Late on a blustery afternoon, shadows stretch across the Columbia College soccer practice field as Kayann Glass ponders the best way to describe her teammate, Riley Barnes. After a pause, she asks, “Are you familiar with the word, ‘girlboss?’”
A number of adjectives under the definition of this term apply to Riley Barnes: confident, successful, capable, empowered, all-business. That might be a lot to put on the plate of a college freshman soccer player, but Riley is no stranger to using a strong foot to get a leg up.
An all-region and all-state player and two-time team captain at Gilbert High School, Riley became a valuable contributor off the bench in 2022 for the Koalas. She mostly played striker and right wing as Coach Robert Hunter sought to find her playing time.
“If we’re 20 yards out and have the opportunity to take a shot, there are very few players on our team we’d rather have with the ball than Riley,” he says. Robert, who has also coached high school and club soccer in the Midlands, says he’s worked with Riley as far back as age 12. “She’s really getting up to the speed of the game. She scored a lot of goals in high school, and one of her strengths is the ability to strike the ball.”
Right wing is a new position for Riley, and she says college soccer is an adjustment. “It’s definitely a higher intensity and pace, and I’m going against people 3 to 4 years older than me.” Choosing to play for the Koalas means she gets to have older sister Kaylee as a teammate, and her parents and grandparents can still come to her games. Riley scored her first goal in an Oct. 19 match against Allen University.

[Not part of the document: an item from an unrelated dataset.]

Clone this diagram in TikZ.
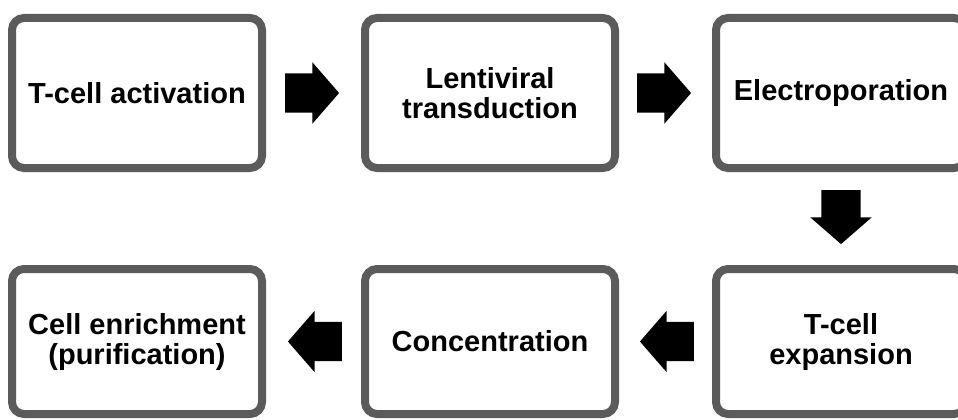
\documentclass[tikz,border=0pt]{standalone}
\usepackage{fontspec}
\setmainfont{Liberation Sans}
\usetikzlibrary{shapes.arrows}
\definecolor{boxgray}{HTML}{5B5B5B}

\begin{document}
\begin{tikzpicture}[
  x=1pt, y=-1pt,
  stepbox/.style={rectangle, rounded corners=12pt, draw=boxgray, line width=8pt, fill=white, minimum width=250pt, minimum height=150pt, align=center, font=\fontsize{29}{30}\selectfont\bfseries},
  lowbox/.style={stepbox, minimum height=145pt},
  blockarrow/.style={single arrow, fill=black, draw=none, inner xsep=0pt, inner ysep=19.5pt, minimum height=54pt, single arrow head extend=11pt, single arrow tip angle=98, sloped, allow upside down, xshift=-10pt},
  ]
\useasboundingbox (0,0) rectangle (958,420);
\clip (0,0) rectangle (958,420);

\node[stepbox] (act) at (137,93) {T-cell activation};
\node[stepbox] (lenti) at (490,93) {Lentiviral\\transduction};
\node[stepbox] (elec) at (841,93) {Electroporation};

\node[lowbox] (expa) at (841,341.5) {T-cell\\expansion};
\node[lowbox] (conc) at (490,341.5) {Concentration};
\node[lowbox] (enrich) at (137,341.5) {Cell enrichment\\(purification)};

\path (act) -- node[blockarrow] {} (lenti);
\path (lenti) -- node[blockarrow] {} (elec);
\path (elec) -- node[blockarrow] {} (expa);
\path (expa) -- node[blockarrow] {} (conc);
\path (conc) -- node[blockarrow] {} (enrich);

\end{tikzpicture}
\end{document}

“I’m majoring in middle school education for social studies,” Riley says. “I’ve always been a big history person, and I want to be a teacher. I wouldn’t mind coaching high school soccer, either.” Beyond reading about history, Riley has also made it, becoming one of a handful of girls to play high school football in South Carolina. Her journey into the record books started at the intersection of social media and COVID-19.
Riley lost a big chunk of her 2020 soccer season to the pandemic. Around that time, she and a group that included Kaylee got together to work out. “We went to the practice field at the high school to play soccer. Someone left a football out there, and we wondered if we could kick a field goal,” Riley says. Riley split the uprights, with a friend capturing it on her phone.
Kaylee’s April 9, 2020, post of the video on Twitter asked Gilbert Head Football Coach Chad Leaphart, “Need a kicker?” Chad replied, “Might have our kicker for next year!” and the tongue-in-cheek exchange joined the millions of Twitter conversations floating away in the ether.
Fast forward to fall 2021. The pandemic was tormenting the Gilbert football team. With all their kickers off limits due to COVID protocols, the Indians lost a close game to Lexington when they failed on both their post-touchdown conversion tries.
“We also ended up missing out on some opportunities for short field goals that we didn’t even get a chance to kick,” Chad says. He remembered the video of Riley, and after a series of conversations over the weekend, the first female football player in Gilbert history showed up at practice that Monday to an accepting group of teammates. “They knew she could help them — and she did.”
Riley made a crucial pair of extra-point kicks in a 48-47 victory over Hartsville. Even after Gilbert’s regular kickers were cleared to return, Riley stayed and completed the season, playing in additional games. “That Hartsville game was very nerve-wracking for me because I only had one week of practice, and for some reason, it rained the whole week,” she says. “I learned I could do it and that girls can do any sport guys can do.”
This season another girl is kicking for the Indians. Chad says Lauren Ansell started out 4-for-4 on her point-after kicks. “I think her seeing what Riley was able to do inspired her to come out, and the guys all like her as a teammate, too,” he says. For Chad and the Indians, it was a learning experience in thinking outside the box in a challenging situation. “It came from being open to new ideas — and the willingness to go through with them.”
Riley says she sometimes misses football. “I enjoyed being out there, having fun, and being part of the team. However, I enjoy being part of the Columbia College soccer team, so it doesn’t make me miss it as much.” Kayann says Riley’s current teammates think it’s pretty cool that she’s played football. Perhaps it shouldn’t have been unexpected. Everyone describes Riley’s soccer style as physical and aggressive. Chad has a term for it — “a football mentality.”